# [TASK REQUIREMENTS]
Return the listing below verbatim. Pictures do not belong in the copy.

** START OF DATASET EXTRACT **

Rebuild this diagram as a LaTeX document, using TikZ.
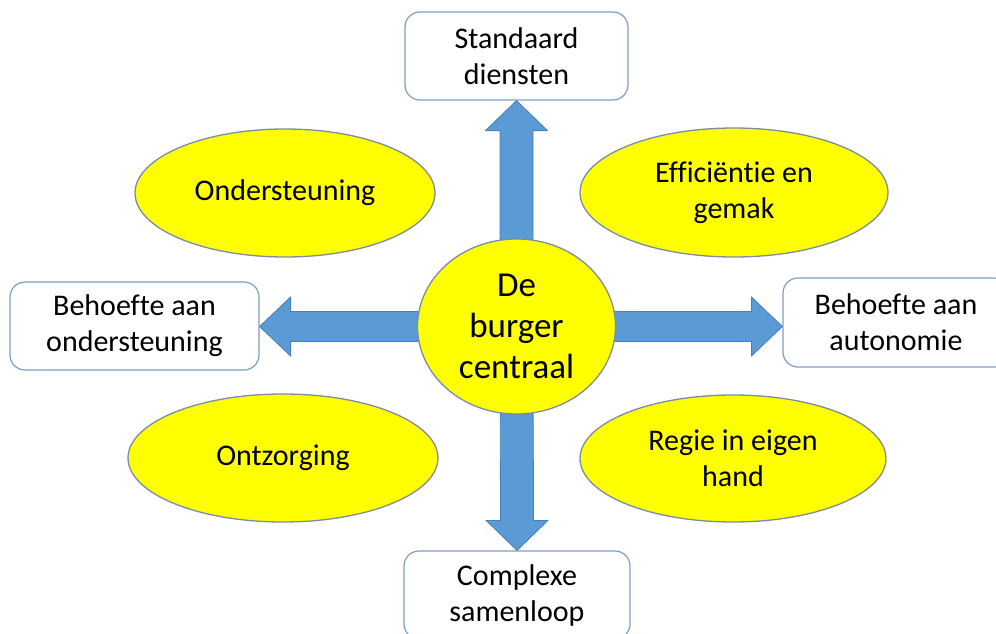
\documentclass[tikz,border=0pt]{standalone}
\usepackage{fontspec}
\setmainfont{Carlito}[Ligatures=NoCommon]
\usetikzlibrary{shapes.geometric,calc}
\definecolor{arrowfill}{HTML}{5B9BD5}
\definecolor{arrowline}{HTML}{4A7EBB}
\definecolor{boxline}{HTML}{7F9DC4}
\definecolor{ellline}{HTML}{7C8CA3}
\definecolor{ellfill}{HTML}{FFFF00}
\tikzset{
  txt/.style={font=\fontsize{30}{36}\selectfont, align=center, text=black},
  boxnode/.style={txt, draw=boxline, line width=1.2pt, fill=white, rounded corners=15pt, inner sep=0pt},
  ellnode/.style={txt, ellipse, draw=ellline, line width=1.3pt, fill=ellfill, inner sep=0pt},
  blockarrow/.style={fill=arrowfill, draw=arrowline, line width=0.8pt, line join=miter}
}
\begin{document}
\begin{tikzpicture}[x=1pt,y=-1pt]
\useasboundingbox (0,0) rectangle (996,634);

% boxes
\node[boxnode, minimum width=223pt, minimum height=88pt] (top) at (516.5,56) {Standaard\\diensten};
\node[boxnode, minimum width=226pt, minimum height=88pt] (bot) at (517,595) {Complexe\\samenloop};
\node[boxnode, minimum width=249pt, minimum height=88pt] (lbox) at (134.5,326) {Behoefte aan\\ondersteuning};
\node[boxnode, minimum width=226pt, minimum height=89pt] (rbox) at (896,322.5) {Behoefte aan\\autonomie};

% centre coordinate
\coordinate (cc) at (516.5,326.5);

% block arrows
\draw[blockarrow] (top.south) -- ($(top.south)+(31,30)$) -- ($(top.south)+(16.5,30)$)
  -- ($(cc)+(16.5,0)$) -- ($(cc)+(-16.5,0)$) -- ($(top.south)+(-16.5,30)$)
  -- ($(top.south)+(-31,30)$) -- cycle;
\draw[blockarrow] (bot.north) -- ($(bot.north)+(31,-30)$) -- ($(bot.north)+(16.5,-30)$)
  -- ($(cc)+(16.5,0)$) -- ($(cc)+(-16.5,0)$) -- ($(bot.north)+(-16.5,-30)$)
  -- ($(bot.north)+(-31,-30)$) -- cycle;
\coordinate (ltip) at (lbox.east |- cc);
\coordinate (rtip) at (rbox.west |- cc);
\draw[blockarrow] (ltip) -- ($(ltip)+(31,-29.5)$) -- ($(ltip)+(31,-15)$)
  -- ($(cc)+(0,-15)$) -- ($(cc)+(0,15)$) -- ($(ltip)+(31,15)$)
  -- ($(ltip)+(31,29.5)$) -- cycle;
\draw[blockarrow] (rtip) -- ($(rtip)+(-31,-29.5)$) -- ($(rtip)+(-31,-15)$)
  -- ($(cc)+(0,-15)$) -- ($(cc)+(0,15)$) -- ($(rtip)+(-31,15)$)
  -- ($(rtip)+(-31,29.5)$) -- cycle;

% centre circle
\node[ellnode, minimum width=198pt, minimum height=175pt, font=\fontsize{35}{41}\selectfont] (c) at (cc) {De\\burger\\centraal};

% ellipses
\node[ellnode, minimum width=300pt, minimum height=128pt] (e1) at (285,193) {Ondersteuning};
\node[ellnode, minimum width=308pt, minimum height=129pt] (e2) at (734,192.5) {Efficiëntie en\\gemak};
\node[ellnode, minimum width=310pt, minimum height=128pt] (e3) at (283,458) {Ontzorging};
\node[ellnode, minimum width=306pt, minimum height=127pt] (e4) at (733,458.5) {Regie in eigen\\hand};
\end{tikzpicture}
\end{document}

** END OF DATASET EXTRACT **

# [RESULT FOR THIS EXERCISE]
Rebuild this diagram as a LaTeX document, using TikZ.
\documentclass[tikz,border=0pt]{standalone}
\usepackage{fontspec}
\setmainfont{Carlito}[Ligatures=NoCommon]
\usetikzlibrary{shapes.geometric,calc}
\definecolor{arrowfill}{HTML}{5B9BD5}
\definecolor{arrowline}{HTML}{4A7EBB}
\definecolor{boxline}{HTML}{7F9DC4}
\definecolor{ellline}{HTML}{7C8CA3}
\definecolor{ellfill}{HTML}{FFFF00}
\tikzset{
  txt/.style={font=\fontsize{30}{36}\selectfont, align=center, text=black},
  boxnode/.style={txt, draw=boxline, line width=1.2pt, fill=white, rounded corners=15pt, inner sep=0pt},
  ellnode/.style={txt, ellipse, draw=ellline, line width=1.3pt, fill=ellfill, inner sep=0pt},
  blockarrow/.style={fill=arrowfill, draw=arrowline, line width=0.8pt, line join=miter}
}
\begin{document}
\begin{tikzpicture}[x=1pt,y=-1pt]
\useasboundingbox (0,0) rectangle (996,634);

% boxes
\node[boxnode, minimum width=223pt, minimum height=88pt] (top) at (516.5,56) {Standaard\\diensten};
\node[boxnode, minimum width=226pt, minimum height=88pt] (bot) at (517,595) {Complexe\\samenloop};
\node[boxnode, minimum width=249pt, minimum height=88pt] (lbox) at (134.5,326) {Behoefte aan\\ondersteuning};
\node[boxnode, minimum width=226pt, minimum height=89pt] (rbox) at (896,322.5) {Behoefte aan\\autonomie};

% centre coordinate
\coordinate (cc) at (516.5,326.5);

% block arrows
\draw[blockarrow] (top.south) -- ($(top.south)+(31,30)$) -- ($(top.south)+(16.5,30)$)
  -- ($(cc)+(16.5,0)$) -- ($(cc)+(-16.5,0)$) -- ($(top.south)+(-16.5,30)$)
  -- ($(top.south)+(-31,30)$) -- cycle;
\draw[blockarrow] (bot.north) -- ($(bot.north)+(31,-30)$) -- ($(bot.north)+(16.5,-30)$)
  -- ($(cc)+(16.5,0)$) -- ($(cc)+(-16.5,0)$) -- ($(bot.north)+(-16.5,-30)$)
  -- ($(bot.north)+(-31,-30)$) -- cycle;
\coordinate (ltip) at (lbox.east |- cc);
\coordinate (rtip) at (rbox.west |- cc);
\draw[blockarrow] (ltip) -- ($(ltip)+(31,-29.5)$) -- ($(ltip)+(31,-15)$)
  -- ($(cc)+(0,-15)$) -- ($(cc)+(0,15)$) -- ($(ltip)+(31,15)$)
  -- ($(ltip)+(31,29.5)$) -- cycle;
\draw[blockarrow] (rtip) -- ($(rtip)+(-31,-29.5)$) -- ($(rtip)+(-31,-15)$)
  -- ($(cc)+(0,-15)$) -- ($(cc)+(0,15)$) -- ($(rtip)+(-31,15)$)
  -- ($(rtip)+(-31,29.5)$) -- cycle;

% centre circle
\node[ellnode, minimum width=198pt, minimum height=175pt, font=\fontsize{35}{41}\selectfont] (c) at (cc) {De\\burger\\centraal};

% ellipses
\node[ellnode, minimum width=300pt, minimum height=128pt] (e1) at (285,193) {Ondersteuning};
\node[ellnode, minimum width=308pt, minimum height=129pt] (e2) at (734,192.5) {Efficiëntie en\\gemak};
\node[ellnode, minimum width=310pt, minimum height=128pt] (e3) at (283,458) {Ontzorging};
\node[ellnode, minimum width=306pt, minimum height=127pt] (e4) at (733,458.5) {Regie in eigen\\hand};
\end{tikzpicture}
\end{document}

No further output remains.